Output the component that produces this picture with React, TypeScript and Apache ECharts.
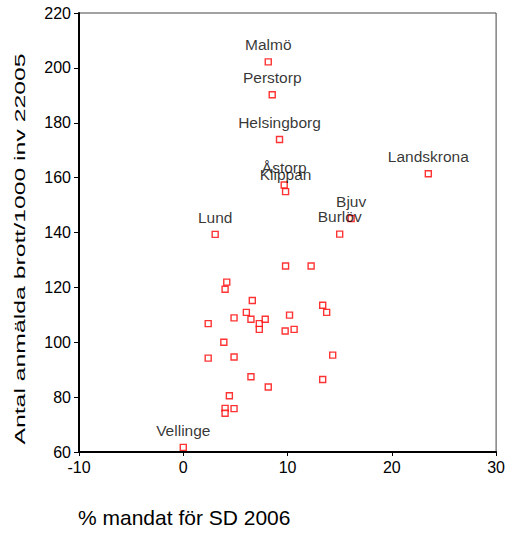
import React, { useEffect, useRef } from "react";
import * as echarts from "echarts";

const labeledNames = ["Malmö", "Perstorp", "Helsingborg", "Åstorp", "Klippan", "Landskrona", "Bjuv", "Burlöv", "Lund", "Vellinge"];
const labeledX = [8.15, 8.53, 9.23, 9.68, 9.81, 23.5, 16.1, 15.0, 3.06, 0];
const labeledY = [202.2, 190.2, 173.9, 157.3, 154.9, 161.4, 145.1, 139.4, 139.3, 61.7];

const otherX = [4.17, 4.01, 2.39, 4.87, 6.62, 6.05, 6.49, 3.89, 2.39, 4.87, 6.49, 4.42, 4.01, 4.01, 4.87, 9.81, 12.26, 7.29, 7.86, 7.29, 9.77, 10.63, 10.19, 13.37, 13.75, 14.33, 8.15, 13.37];
const otherY = [121.9, 119.3, 106.8, 108.9, 115.2, 110.9, 108.4, 100.0, 94.2, 94.6, 87.4, 80.5, 75.9, 74.1, 75.8, 127.8, 127.8, 106.8, 108.4, 104.7, 104.1, 104.7, 109.9, 113.5, 110.9, 95.3, 83.7, 86.4];

const xTitle = "% mandat för SD 2006";
const yTitle = "Antal anmälda brott/1000 inv 22005";

const FONT = "Liberation Sans, Arial, sans-serif";

export default function App() {
  const ref = useRef<HTMLDivElement>(null);
  useEffect(() => {
    if (!ref.current) return;
    const chart = echarts.init(ref.current, undefined, { renderer: "svg" });
    const markerStyle = { color: "#ffffff", borderColor: "#ff0000", borderWidth: 1.4 };
    chart.setOption({
      animation: false,
      backgroundColor: "#ffffff",
      grid: { left: 79, top: 13, right: 10, bottom: 82, show: true, borderColor: "#444", borderWidth: 1 },
      xAxis: {
        type: "value",
        min: -10,
        max: 30,
        interval: 10,
        axisLine: { show: true, onZero: false, lineStyle: { color: "#000", width: 2 } },
        axisTick: { show: true, length: 4, lineStyle: { color: "#000", width: 1 } },
        axisLabel: { color: "#000", fontSize: 16, fontFamily: FONT, margin: 7 },
        splitLine: { show: false },
      },
      yAxis: {
        type: "value",
        min: 60,
        max: 220,
        interval: 20,
        axisLine: { show: true, onZero: false, lineStyle: { color: "#000", width: 2 } },
        axisTick: { show: true, length: 5, lineStyle: { color: "#000", width: 1 } },
        axisLabel: { color: "#000", fontSize: 16, fontFamily: FONT, margin: 8 },
        splitLine: { show: false },
      },
      graphic: [
        {
          type: "text",
          x: 19,
          y: 249,
          rotation: Math.PI / 2,
          scaleX: 1.6,
          style: { text: yTitle, font: `15.5px ${FONT}`, fill: "#000", textAlign: "center", textVerticalAlign: "middle" },
        },
        {
          type: "text",
          x: 78,
          y: 517,
          style: { text: xTitle, font: `21px ${FONT}`, fill: "#000", textAlign: "left", textVerticalAlign: "middle" },
        },
      ],
      series: [
        {
          type: "scatter",
          symbol: "rect",
          symbolSize: 6,
          itemStyle: markerStyle,
          data: otherX.map((x, i) => [x, otherY[i]]),
        },
        {
          type: "scatter",
          symbol: "rect",
          symbolSize: 6,
          itemStyle: markerStyle,
          label: {
            show: true,
            position: "top",
            distance: 5.5,
            color: "#000",
            fontSize: 15.5,
            fontFamily: FONT,
            lineHeight: 16,
            formatter: (p: any) => p.name,
          },
          data: labeledNames.map((n, i) => ({ name: n, value: [labeledX[i], labeledY[i]] })),
        },
      ],
    });
    return () => chart.dispose();
  }, []);
  return <div ref={ref} style={{ position: "fixed", left: 0, top: 0, width: 508, height: 534 }} />;
}
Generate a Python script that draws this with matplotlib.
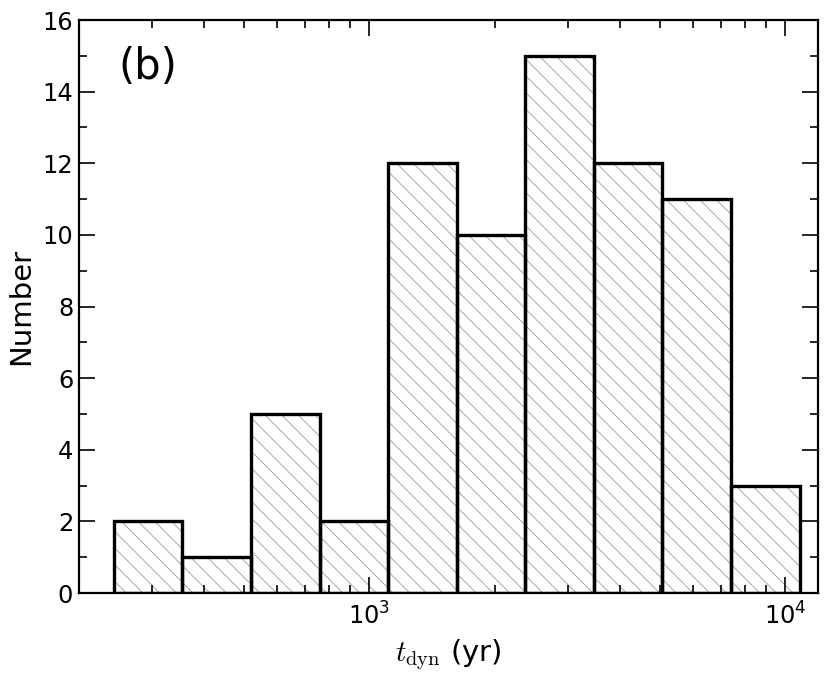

++++++

**What to work on**
Leave out the pictures and transcribe everything else exactly.

**Output for this exercise**
Output the component that produces this picture with React, TypeScript and Apache ECharts.
import React, { useEffect, useRef } from "react";
import * as echarts from "echarts";

const labeledNames = ["Malmö", "Perstorp", "Helsingborg", "Åstorp", "Klippan", "Landskrona", "Bjuv", "Burlöv", "Lund", "Vellinge"];
const labeledX = [8.15, 8.53, 9.23, 9.68, 9.81, 23.5, 16.1, 15.0, 3.06, 0];
const labeledY = [202.2, 190.2, 173.9, 157.3, 154.9, 161.4, 145.1, 139.4, 139.3, 61.7];

const otherX = [4.17, 4.01, 2.39, 4.87, 6.62, 6.05, 6.49, 3.89, 2.39, 4.87, 6.49, 4.42, 4.01, 4.01, 4.87, 9.81, 12.26, 7.29, 7.86, 7.29, 9.77, 10.63, 10.19, 13.37, 13.75, 14.33, 8.15, 13.37];
const otherY = [121.9, 119.3, 106.8, 108.9, 115.2, 110.9, 108.4, 100.0, 94.2, 94.6, 87.4, 80.5, 75.9, 74.1, 75.8, 127.8, 127.8, 106.8, 108.4, 104.7, 104.1, 104.7, 109.9, 113.5, 110.9, 95.3, 83.7, 86.4];

const xTitle = "% mandat för SD 2006";
const yTitle = "Antal anmälda brott/1000 inv 22005";

const FONT = "Liberation Sans, Arial, sans-serif";

export default function App() {
  const ref = useRef<HTMLDivElement>(null);
  useEffect(() => {
    if (!ref.current) return;
    const chart = echarts.init(ref.current, undefined, { renderer: "svg" });
    const markerStyle = { color: "#ffffff", borderColor: "#ff0000", borderWidth: 1.4 };
    chart.setOption({
      animation: false,
      backgroundColor: "#ffffff",
      grid: { left: 79, top: 13, right: 10, bottom: 82, show: true, borderColor: "#444", borderWidth: 1 },
      xAxis: {
        type: "value",
        min: -10,
        max: 30,
        interval: 10,
        axisLine: { show: true, onZero: false, lineStyle: { color: "#000", width: 2 } },
        axisTick: { show: true, length: 4, lineStyle: { color: "#000", width: 1 } },
        axisLabel: { color: "#000", fontSize: 16, fontFamily: FONT, margin: 7 },
        splitLine: { show: false },
      },
      yAxis: {
        type: "value",
        min: 60,
        max: 220,
        interval: 20,
        axisLine: { show: true, onZero: false, lineStyle: { color: "#000", width: 2 } },
        axisTick: { show: true, length: 5, lineStyle: { color: "#000", width: 1 } },
        axisLabel: { color: "#000", fontSize: 16, fontFamily: FONT, margin: 8 },
        splitLine: { show: false },
      },
      graphic: [
        {
          type: "text",
          x: 19,
          y: 249,
          rotation: Math.PI / 2,
          scaleX: 1.6,
          style: { text: yTitle, font: `15.5px ${FONT}`, fill: "#000", textAlign: "center", textVerticalAlign: "middle" },
        },
        {
          type: "text",
          x: 78,
          y: 517,
          style: { text: xTitle, font: `21px ${FONT}`, fill: "#000", textAlign: "left", textVerticalAlign: "middle" },
        },
      ],
      series: [
        {
          type: "scatter",
          symbol: "rect",
          symbolSize: 6,
          itemStyle: markerStyle,
          data: otherX.map((x, i) => [x, otherY[i]]),
        },
        {
          type: "scatter",
          symbol: "rect",
          symbolSize: 6,
          itemStyle: markerStyle,
          label: {
            show: true,
            position: "top",
            distance: 5.5,
            color: "#000",
            fontSize: 15.5,
            fontFamily: FONT,
            lineHeight: 16,
            formatter: (p: any) => p.name,
          },
          data: labeledNames.map((n, i) => ({ name: n, value: [labeledX[i], labeledY[i]] })),
        },
      ],
    });
    return () => chart.dispose();
  }, []);
  return <div ref={ref} style={{ position: "fixed", left: 0, top: 0, width: 508, height: 534 }} />;
}
Generate a Python script that draws this with matplotlib.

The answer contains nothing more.